→ Data extract
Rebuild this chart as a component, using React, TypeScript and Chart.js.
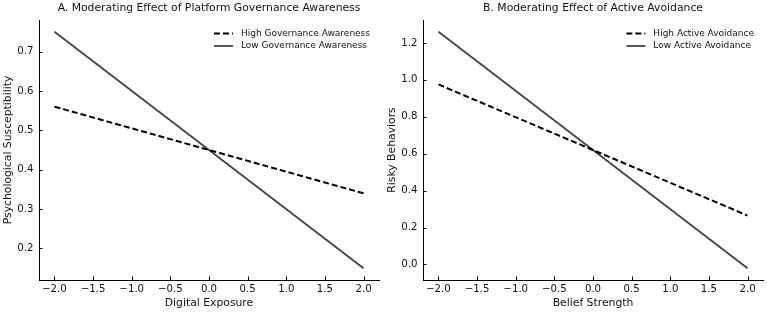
import React, { useEffect, useRef } from "react";
import { Chart, registerables } from "chart.js";

Chart.register(...registerables);

// Shared x values (endpoints of the simple-slope lines) and x tick labels
const xValues = [-2, 2];
const xTickValues = [-2, -1.5, -1, -0.5, 0, 0.5, 1, 1.5, 2];

// Panel A: psychological susceptibility by digital exposure
const governanceHigh = [0.56, 0.34];
const governanceLow = [0.75, 0.15];
const governanceYTicks = [0.2, 0.3, 0.4, 0.5, 0.6, 0.7];

// Panel B: risky behaviors by belief strength
const avoidanceHigh = [0.975, 0.265];
const avoidanceLow = [1.26, -0.02];
const avoidanceYTicks = [0.0, 0.2, 0.4, 0.6, 0.8, 1.0, 1.2];

const FONT = "'DejaVu Sans', 'Liberation Sans', sans-serif";
const TEXT_COLOR = "#111111";
const DASHED_COLOR = "#000000";
const SOLID_COLOR = "#444444";

type Panel = {
  title: string;
  xLabel: string;
  yLabel: string;
  highLabel: string;
  lowLabel: string;
  high: number[];
  low: number[];
  yTicks: number[];
};

const panels: Panel[] = [
  {
    title: "A. Moderating Effect of Platform Governance Awareness",
    xLabel: "Digital Exposure",
    yLabel: "Psychological Susceptibility",
    highLabel: "High Governance Awareness",
    lowLabel: "Low Governance Awareness",
    high: governanceHigh,
    low: governanceLow,
    yTicks: governanceYTicks,
  },
  {
    title: "B. Moderating Effect of Active Avoidance",
    xLabel: "Belief Strength",
    yLabel: "Risky Behaviors",
    highLabel: "High Active Avoidance",
    lowLabel: "Low Active Avoidance",
    high: avoidanceHigh,
    low: avoidanceLow,
    yTicks: avoidanceYTicks,
  },
];

// 5% padding on each side of the data range, like matplotlib's autoscale
function paddedRange(values: number[]) {
  const lo = Math.min(...values);
  const hi = Math.max(...values);
  const m = (hi - lo) * 0.05;
  return { min: lo - m, max: hi + m };
}

function fmt(v: number) {
  const s = Math.abs(v).toFixed(1);
  return v < -1e-9 ? "\u2212" + s : s;
}

// Title above the plot area, inward tick marks and a frameless legend
const decorPlugin = {
  id: "decor",
  afterDraw(chart: any, _args: any, opts: any) {
    const { ctx, chartArea } = chart;
    const xs = chart.scales.x;
    const ys = chart.scales.y;
    ctx.save();

    // title
    ctx.fillStyle = TEXT_COLOR;
    ctx.font = `10.8px ${FONT}`;
    ctx.textAlign = "center";
    ctx.textBaseline = "middle";
    ctx.fillText(opts.title, (chartArea.left + chartArea.right) / 2, 8);

    // inward ticks
    ctx.strokeStyle = "#000";
    ctx.lineWidth = 1;
    ctx.beginPath();
    for (const v of xTickValues) {
      const px = Math.round(xs.getPixelForValue(v)) + 0.5;
      ctx.moveTo(px, chartArea.bottom);
      ctx.lineTo(px, chartArea.bottom - 3.5);
    }
    for (const v of opts.yTicks as number[]) {
      const py = Math.round(ys.getPixelForValue(v)) + 0.5;
      ctx.moveTo(chartArea.left, py);
      ctx.lineTo(chartArea.left + 3.5, py);
    }
    ctx.stroke();

    // legend
    ctx.font = `9px ${FONT}`;
    const ds = chart.data.datasets;
    const handle = 19;
    const gap = 8;
    const textW = Math.max(...ds.map((d: any) => ctx.measureText(d.label).width));
    const x0 = chartArea.right - 9 - textW - gap - handle;
    const rowYs = [33.5, 46];
    ds.forEach((d: any, i: number) => {
      const y = rowYs[i];
      ctx.strokeStyle = d.borderColor;
      ctx.lineWidth = d.borderWidth;
      ctx.setLineDash(d.borderDash || []);
      ctx.beginPath();
      ctx.moveTo(x0, y);
      ctx.lineTo(x0 + handle, y);
      ctx.stroke();
      ctx.setLineDash([]);
      ctx.fillStyle = TEXT_COLOR;
      ctx.textAlign = "left";
      ctx.textBaseline = "middle";
      ctx.fillText(d.label, x0 + handle + gap, y);
    });
    ctx.restore();
  },
};

function PanelChart({ panel, width, rightPad }: { panel: Panel; width: number; rightPad: number }) {
  const ref = useRef<HTMLCanvasElement | null>(null);

  useEffect(() => {
    if (!ref.current) return;
    const xr = paddedRange(xValues);
    const yr = paddedRange([...panel.high, ...panel.low]);
    const chart = new Chart(ref.current, {
      type: "scatter",
      data: {
        datasets: [
          {
            label: panel.highLabel,
            data: xValues.map((x, i) => ({ x, y: panel.high[i] })),
            showLine: true,
            borderColor: DASHED_COLOR,
            borderWidth: 2,
            borderDash: [6, 3],
            pointRadius: 0,
          },
          {
            label: panel.lowLabel,
            data: xValues.map((x, i) => ({ x, y: panel.low[i] })),
            showLine: true,
            borderColor: SOLID_COLOR,
            borderWidth: 1.8,
            pointRadius: 0,
          },
        ],
      },
      options: {
        responsive: false,
        animation: false,
        devicePixelRatio: 1,
        layout: { padding: { top: 20, right: rightPad, left: 0, bottom: 0 } },
        plugins: {
          legend: { display: false },
          tooltip: { enabled: false },
          decor: { title: panel.title, yTicks: panel.yTicks },
        } as any,
        scales: {
          x: {
            type: "linear",
            min: xr.min,
            max: xr.max,
            afterFit: (s: any) => {
              s.height = 32;
            },
            afterBuildTicks: (s: any) => {
              s.ticks = xTickValues.map((v) => ({ value: v }));
            },
            grid: { display: false, drawTicks: false },
            border: { display: true, color: "#000", width: 1 },
            ticks: {
              padding: 3,
              color: TEXT_COLOR,
              font: { family: FONT, size: 10.2 },
              callback: (v: any) => fmt(Number(v)),
              maxRotation: 0,
              autoSkip: false,
            },
            title: {
              display: true,
              text: panel.xLabel,
              color: TEXT_COLOR,
              font: { family: FONT, size: 10.8 },
              padding: { top: 0, bottom: 2.5 },
            },
          },
          y: {
            type: "linear",
            min: yr.min,
            max: yr.max,
            afterFit: (s: any) => {
              s.width = 39;
            },
            afterBuildTicks: (s: any) => {
              s.ticks = panel.yTicks.map((v) => ({ value: v }));
            },
            grid: { display: false, drawTicks: false },
            border: { display: true, color: "#000", width: 1 },
            ticks: {
              padding: 5.5,
              color: TEXT_COLOR,
              font: { family: FONT, size: 10.2 },
              callback: (v: any) => fmt(Number(v)),
              autoSkip: false,
            },
            title: {
              display: true,
              text: panel.yLabel,
              color: TEXT_COLOR,
              font: { family: FONT, size: 10.8 },
              padding: { top: 1.5, bottom: 0 },
            },
          },
        },
      },
      plugins: [decorPlugin],
    });
    return () => chart.destroy();
  }, [panel]);

  return <canvas ref={ref} width={width} height={312} style={{ display: "block", width, height: 312 }} />;
}

export default function App() {
  return (
    <div
      style={{
        position: "absolute",
        left: 0,
        top: 0,
        width: 767,
        height: 312,
        background: "#fff",
        display: "flex",
      }}
    >
      <PanelChart panel={panels[0]} width={384} rightPad={5} />
      <PanelChart panel={panels[1]} width={383} rightPad={4} />
    </div>
  );
}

→ What you need to do
Across the material above, how many lines include the string "React"? Only the number is wanted.

→ Written solution
2